As companies explore implementation of these tools in practice, understanding what types of data sets can benefit from automation will smoothen transitions. Phase 1 studies, for instance, regularly lend themselves well to automation due to the simpler, straightforward nature of their data. Extraordinarily large data sets, such as those found in vaccine trials and phase 3/4 trials, are also well-suited. On the other hand, therapeutic areas like inflammatory and rheumatology disease which can have nonspecific symptoms and preference-based treatment paradigms may not be appropriate for automation. Trials which study small patient populations, as seen in personalized medicine studies, are also ill-suited.

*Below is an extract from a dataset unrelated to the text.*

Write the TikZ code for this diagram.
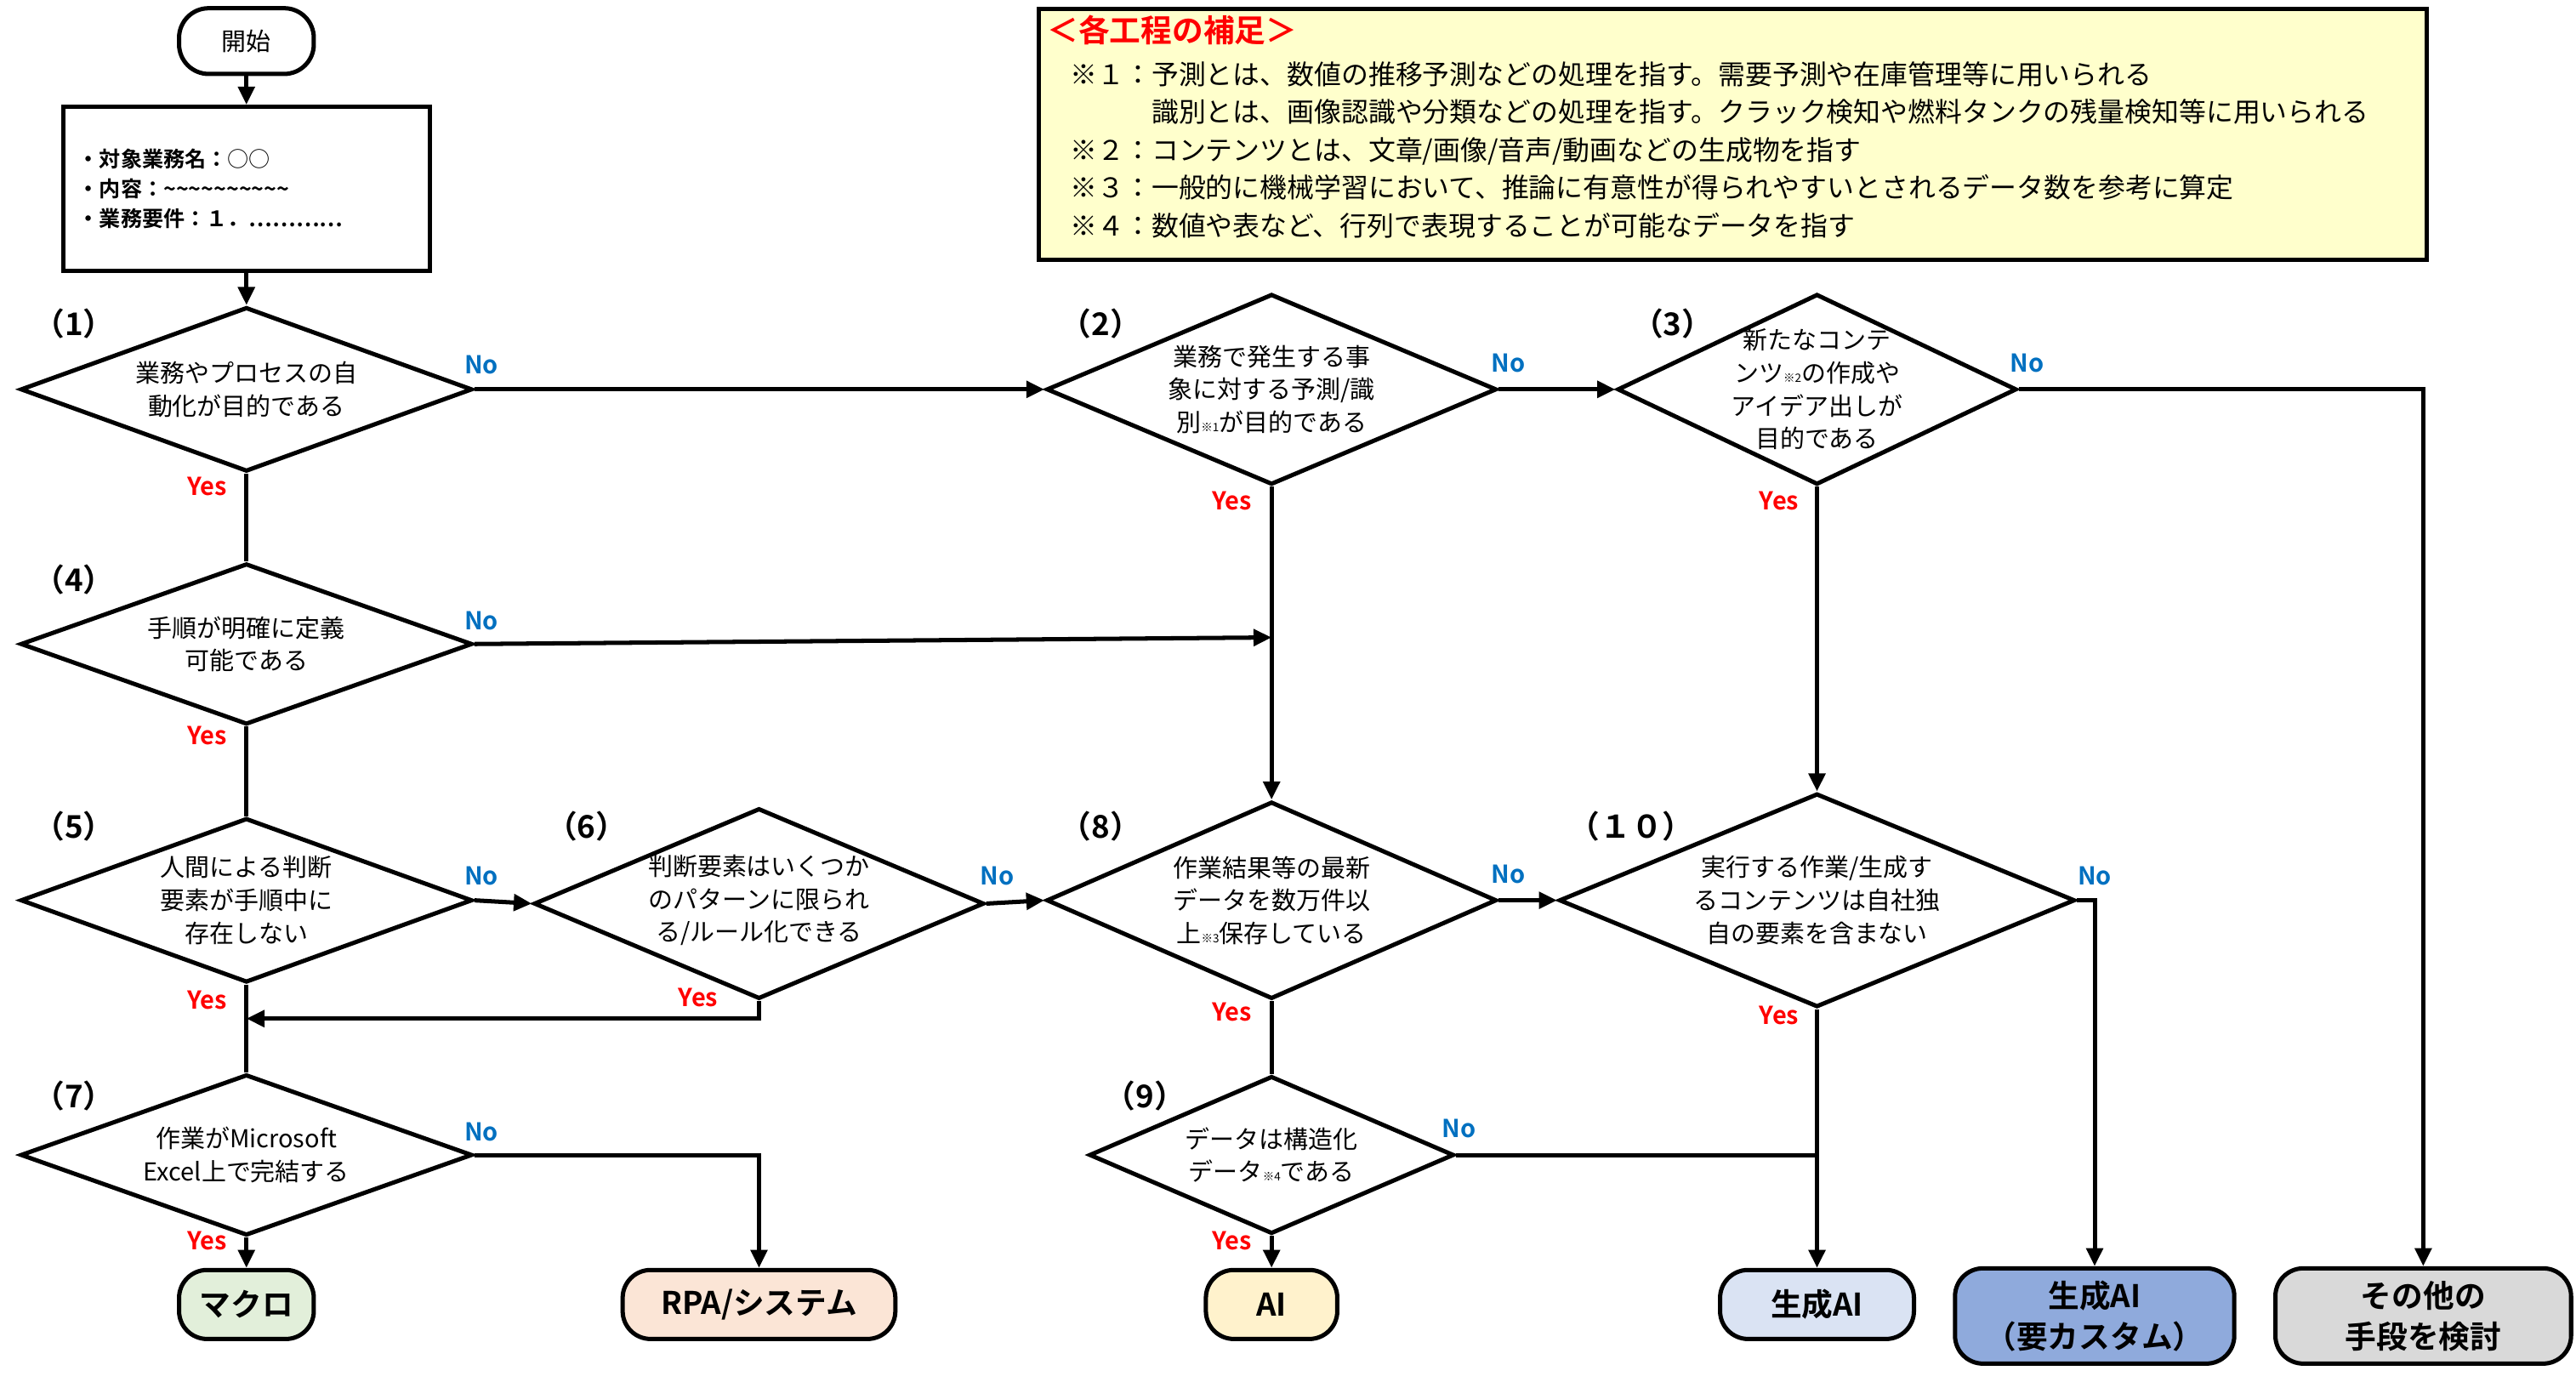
\documentclass[tikz,border=0pt]{standalone}
\usepackage{fontspec}
\setmainfont{Noto Sans CJK JP}[BoldFont={Noto Sans CJK JP Bold}]
\usetikzlibrary{shapes.geometric,arrows.meta}
\definecolor{noblue}{HTML}{0070C0}
\definecolor{yesred}{HTML}{FF0000}
\tikzset{
  dia/.style={diamond,draw,line width=2.6pt,inner sep=0pt,fill=white},
  dtext/.style={align=center,font=\fontsize{15}{20}\selectfont},
  term/.style={draw,line width=2.6pt,rounded corners=17pt,align=center,font=\bfseries\fontsize{19}{22}\selectfont},
  conn/.style={line width=2.6pt},
  arr/.style={line width=2.6pt,-{Triangle[length=11pt,width=10pt]}},
  nolab/.style={text=noblue,font=\bfseries\fontsize{15}{16}\selectfont},
  yeslab/.style={text=yesred,font=\bfseries\fontsize{15}{16}\selectfont},
  steplab/.style={font=\bfseries\fontsize{19}{20}\selectfont},
  sm/.style={}
}
\newcommand{\kome}[1]{{\fontsize{7}{7}\selectfont ※#1}}
\begin{document}
\begin{tikzpicture}[x=1pt,y=-1pt]
\useasboundingbox (0,0) rectangle (1568,841);
% notes
\node[draw,line width=2.6pt,fill={rgb,255:red,255;green,255;blue,204},minimum width=845,minimum height=153,anchor=north west,inner sep=0] (notes) at (631,4) {};
\node[anchor=north west,text=yesred,font=\bfseries\fontsize{19}{22}\selectfont] (ntitle) at (634,6) {＜各工程の補足＞};
\node[anchor=north west,align=left,font=\fontsize{16.5}{23}\selectfont] (ntext) at (648,34) {%
※１：予測とは、数値の推移予測などの処理を指す。需要予測や在庫管理等に用いられる\\
\phantom{※１：}識別とは、画像認識や分類などの処理を指す。クラック検知や燃料タンクの残量検知等に用いられる\\
※２：コンテンツとは、文章/画像/音声/動画などの生成物を指す\\
※３：一般的に機械学習において、推論に有意性が得られやすいとされるデータ数を参考に算定\\
※４：数値や表など、行列で表現することが可能なデータを指す};
% start and info
\node[draw,line width=2.6pt,rounded corners=18pt,minimum width=82,minimum height=40,font=\fontsize{15}{18}\selectfont] (start) at (150,25) {開始};
\node[draw,line width=2.6pt,minimum width=223,minimum height=100,inner sep=0] (info) at (150,115) {};
\node[anchor=west,align=left,font=\bfseries\fontsize{13}{18}\selectfont] (infot) at (44,115) {・対象業務名：{\mdseries ○○}\\・内容：\textasciitilde\textasciitilde\textasciitilde\textasciitilde\textasciitilde\textasciitilde\textasciitilde\textasciitilde\textasciitilde\textasciitilde\\・業務要件：１．…………};
% diamonds
\node[dia,minimum width=275,minimum height=100] (d1) at (150,237) {};
\node[dia,minimum width=274,minimum height=116] (d2) at (774,237) {};
\node[dia,minimum width=243,minimum height=116] (d3) at (1106,237) {};
\node[dia,minimum width=275,minimum height=98] (d4) at (150,392) {};
\node[dia,minimum width=275,minimum height=100] (d5) at (150,548) {};
\node[dia,minimum width=274,minimum height=116] (d6) at (462,550) {};
\node[dia,minimum width=274,minimum height=120] (d8) at (774,548) {};
\node[dia,minimum width=314,minimum height=130] (d10) at (1106,548) {};
\node[dia,minimum width=275,minimum height=98] (d7) at (150,703) {};
\node[dia,minimum width=222,minimum height=96] (d9) at (774,703) {};
\node[dtext] (t1) at (150,237) {業務やプロセスの自\\動化が目的である};
\node[dtext] (t2) at (774,237) {業務で発生する事\\象に対する予測/識\\別\kome{1}が目的である};
\node[dtext] (t3) at (1106,237) {新たなコンテ\\ンツ\kome{2}の作成や\\アイデア出しが\\目的である};
\node[dtext] (t4) at (150,392) {手順が明確に定義\\可能である};
\node[dtext] (t5) at (150,548) {人間による判断\\要素が手順中に\\存在しない};
\node[dtext] (t6) at (462,548) {判断要素はいくつか\\のパターンに限られ\\る/ルール化できる};
\node[dtext] (t8) at (774,548) {作業結果等の最新\\データを数万件以\\上\kome{3}保存している};
\node[dtext] (t10) at (1106,548) {実行する作業/生成す\\るコンテンツは自社独\\自の要素を含まない};
\node[dtext] (t7) at (150,703) {作業がMicrosoft\\Excel上で完結する};
\node[dtext] (t9) at (774,703) {データは構造化\\データ\kome{4}である};
% step labels
\node[steplab] (s1) at (45,197) {（1）};
\node[steplab] (s2) at (670,197) {（2）};
\node[steplab] (s3) at (1018,197) {（3）};
\node[steplab] (s4) at (45,353) {（4）};
\node[steplab] (s5) at (45,503) {（5）};
\node[steplab] (s6) at (357,503) {（6）};
\node[steplab] (s8) at (670,503) {（8）};
\node[steplab] (s10) at (993,503) {（１０）};
\node[steplab] (s7) at (45,667) {（7）};
\node[steplab] (s9) at (697,667) {（9）};
% terminals
\node[term,fill={rgb,255:red,226;green,239;blue,218},minimum width=82,minimum height=42] (macro) at (150,794) {マクロ};
\node[term,fill={rgb,255:red,251;green,229;blue,214},minimum width=166,minimum height=42] (rpa) at (462,794) {RPA/システム};
\node[term,fill={rgb,255:red,255;green,242;blue,204},minimum width=80,minimum height=42] (ai) at (774,794) {AI};
\node[term,fill={rgb,255:red,218;green,227;blue,243},minimum width=118,minimum height=42] (gai) at (1106,794) {生成AI};
\node[term,fill={rgb,255:red,143;green,170;blue,220},minimum width=170,minimum height=58,font=\bfseries\fontsize{19}{25}\selectfont] (gaic) at (1275,801) {生成AI\\（要カスタム）};
\node[term,fill={rgb,255:red,217;green,217;blue,217},minimum width=180,minimum height=58,font=\bfseries\fontsize{19}{25}\selectfont] (other) at (1475,801) {その他の\\手段を検討};
% coordinates
\coordinate (c3) at (1475,237);
\coordinate (c4) at (774,388);
\coordinate (c6a) at (462,620);
\coordinate (c6b) at (150,620);
\coordinate (c7) at (462,703);
\coordinate (c9) at (1106,703);
\coordinate (c10) at (1275,548);
% connectors
\draw[arr] (start) -- (info);
\draw[arr] (info) -- (d1.north);
\draw[arr] (d1.east) -- (d2.west);
\draw[arr] (d2.east) -- (d3.west);
\draw[arr] (d3.east) -- (c3) -- (other.north);
\draw[conn] (d1.south) -- (d4.north);
\draw[arr] (d4.east) -- (c4);
\draw[arr] (d2.south) -- (d8.north);
\draw[arr] (d3.south) -- (d10.north);
\draw[conn] (d4.south) -- (d5.north);
\draw[arr] (d5.east) -- (d6.west);
\draw[arr] (d6.east) -- (d8.west);
\draw[arr] (d8.east) -- (d10.west);
\draw[arr] (d6.south) -- (c6a) -- (c6b);
\draw[conn] (d5.south) -- (d7.north);
\draw[arr] (d7.east) -- (c7) -- (rpa.north);
\draw[arr] (d7.south) -- (macro.north);
\draw[conn] (d8.south) -- (d9.north);
\draw[arr] (d9.south) -- (ai.north);
\draw[conn] (d9.east) -- (c9);
\draw[arr] (d10.south) -- (gai.north);
\draw[arr] (d10.east) -- (c10) -- (gaic.north);
% yes/no labels
\node[nolab] (n1) at (293,222) {No};
\node[nolab] (n2) at (918,221) {No};
\node[nolab] (n3) at (1234,221) {No};
\node[nolab] (n4) at (293,378) {No};
\node[nolab] (n5) at (293,533) {No};
\node[nolab] (n6) at (607,533) {No};
\node[nolab] (n8) at (918,532) {No};
\node[nolab] (n10) at (1275,533) {No};
\node[nolab] (n7) at (293,689) {No};
\node[nolab] (n9) at (888,687) {No};
\node[yeslab] (y1) at (126,296) {Yes};
\node[yeslab] (y2) at (750,305) {Yes};
\node[yeslab] (y3) at (1083,305) {Yes};
\node[yeslab] (y4) at (126,448) {Yes};
\node[yeslab] (y5) at (126,609) {Yes};
\node[yeslab] (y6) at (425,607) {Yes};
\node[yeslab] (y8) at (750,616) {Yes};
\node[yeslab] (y10) at (1083,618) {Yes};
\node[yeslab] (y7) at (126,755) {Yes};
\node[yeslab] (y9) at (750,755) {Yes};
\end{tikzpicture}
\end{document}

In addition, groups such as the Clinical Data Interchange Standards Consortium (CDISC) have attempted to ease the way forward by creating regulatory body-approved standards for how data are organized and presented. Similar initiatives include the ICH Medical Dictionary for Regulatory Activities (MedDRA); LOINC, the internationally recognized standard database of identifiers for lab tests, vital signs, and clinical documents; and the US National Cancer Institute’s NCI Enterprise Vocabulary Services (EVS).

The Future of Automation

A multitude of companies are exploring novel uses of software in scientific writing. Nonprofit organizations such as TransCelerate have sponsored initiatives to discover how automation can reduce redundancy in research by improving access to studies that are already complete. Real-world data generation, where creative solutions like phone apps are being used to increase the patient-centricity of studies, is another area in which industry is investing. However, the need for improved transparency on how all these technologies work will be greater and greater in order for regulatory agencies to routinely accept the output of these methods.

We can anticipate that future advances in automation will eventually be able to tackle some of the problems that face the entire scientific community. Generally, technological advances lead to a greater degree of transparency around complex information, and scientific data are no exception. For example, consider the possibility of applying deep learning to translate complex research into plain language that the public can clearly understand and combat misinformation and misunderstandings. Automation in writing is making the process of sharing information much faster and more efficient and is leading to better decisions that may aid in curing, preventing, and avoiding disease.

The author thanks Helle Gawrylewski and Nimita Limaye, DIA Global Medical Writing Community, for their contributions to this article.